LeetCode - Rotate List

Problem description

description

Given a linked list, rotate the list to the right by k places, where k is non-negative.

Example 1:

Input: 1->2->3->4->5->NULL, k = 2
Output: 4->5->1->2->3->NULL
Explanation:
rotate 1 steps to the right: 5->1->2->3->4->NULL
rotate 2 steps to the right: 4->5->1->2->3->NULL

Example 2:

Input: 0->1->2->NULL, k = 4
Output: 2->0->1->NULL
Explanation:
rotate 1 steps to the right: 2->0->1->NULL
rotate 2 steps to the right: 1->2->0->NULL
rotate 3 steps to the right: 0->1->2->NULL
rotate 4 steps to the right: 2->0->1->NULL

Analysis

The initial thought is to find the last node after rotate and make the next node become the head.

Here’s the code:

public ListNode rotateRight(ListNode head, int k) {
        if (k == 0 || head == null){
            return head;
        }
        
        ListNode dummy = new ListNode(0);
        
        dummy.next = head;
        
        ListNode first = head;
        ListNode second = head;
        
        while (k > 0){
            if (second.next != null){
                second = second.next;                
            }
            else{
                second = head;
            }
            
            k--;
        }
        
        while (second.next != null){
            first = first.next;
            second = second.next;
        }
        
        
        second.next = dummy.next;
        dummy.next = first.next;
        first.next = null;
        
        return dummy.next;
    }

However, we can know from example that k might be bigger than the size of the linked list (let it be n), so we have a O(min(k,n)) algorithm here which may be not that efficient.

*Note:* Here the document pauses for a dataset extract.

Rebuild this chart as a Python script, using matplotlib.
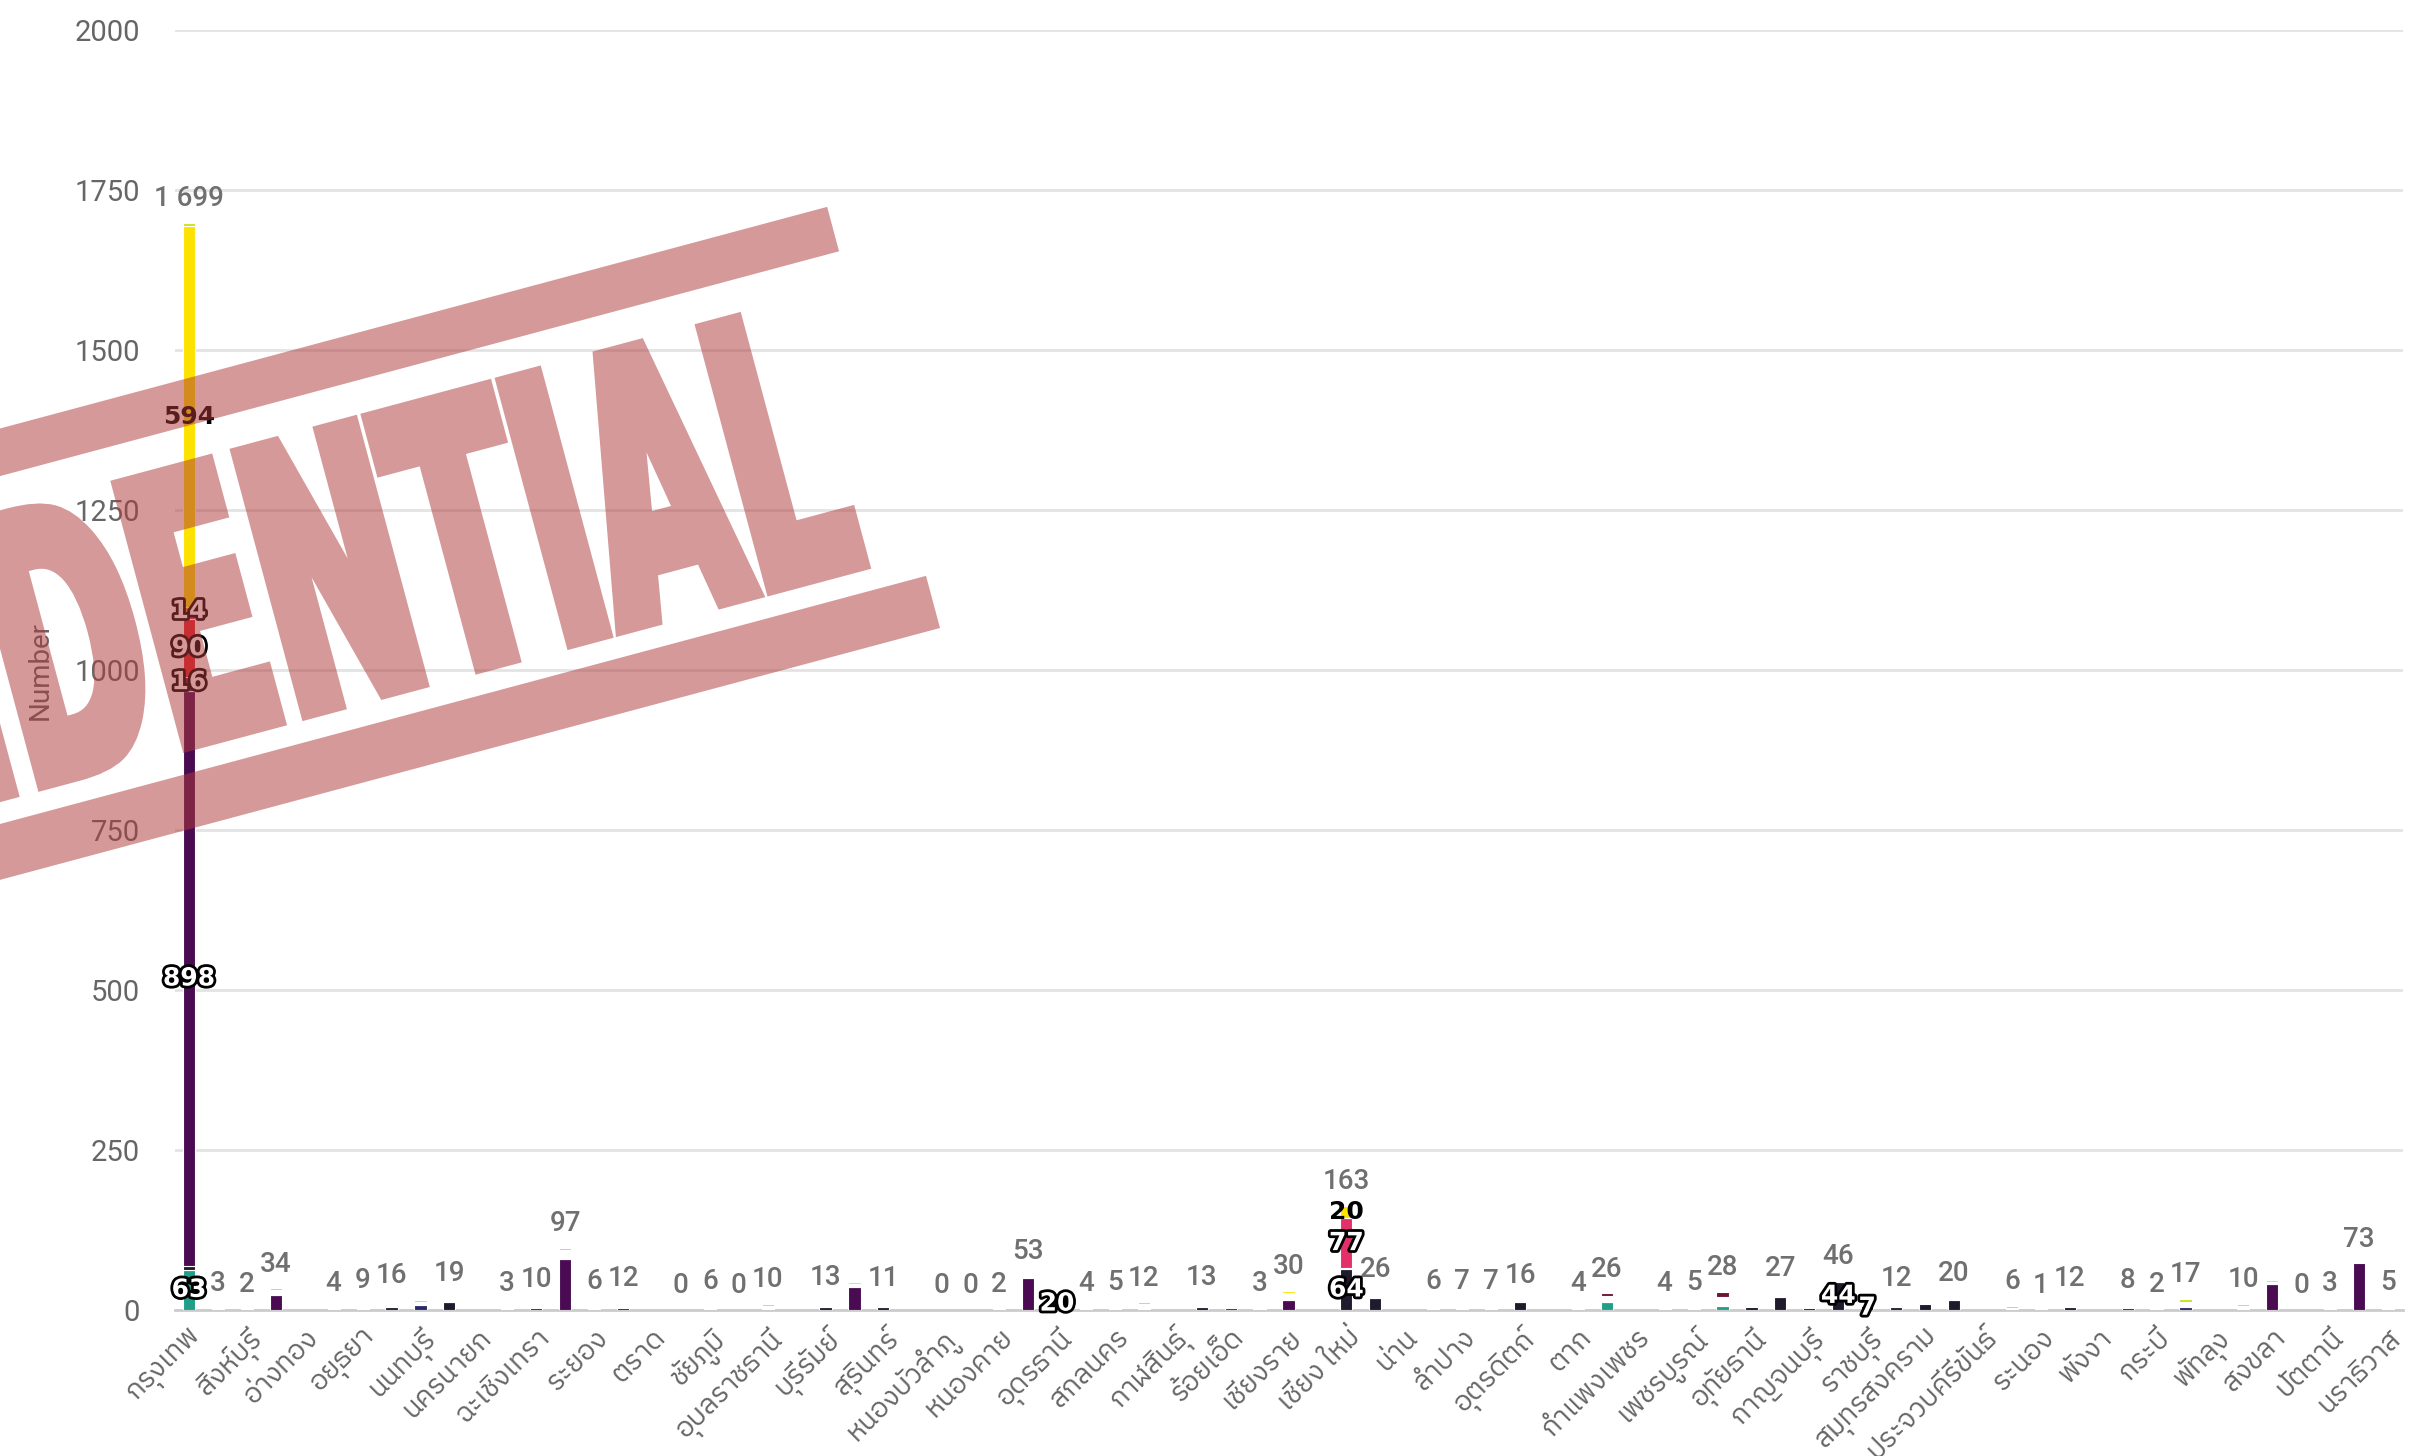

we can get the size first and than make it O(n).

Here’s the code:

class Solution {
  public ListNode rotateRight(ListNode head, int k) {
    // base cases
    if (head == null) return null;
    if (head.next == null) return head;

    // close the linked list into the ring
    ListNode old_tail = head;
    int n;
    for(n = 1; old_tail.next != null; n++)
      old_tail = old_tail.next;
    old_tail.next = head;

    // find new tail : (n - k % n - 1)th node
    // and new head : (n - k % n)th node
    ListNode new_tail = head;
    for (int i = 0; i < n - k % n - 1; i++)
      new_tail = new_tail.next;
    ListNode new_head = new_tail.next;

    // break the ring
    new_tail.next = null;

    return new_head;
  }
}

What to improve

• consider the input that maybe bigger than n

• first make it become a circle and then break it.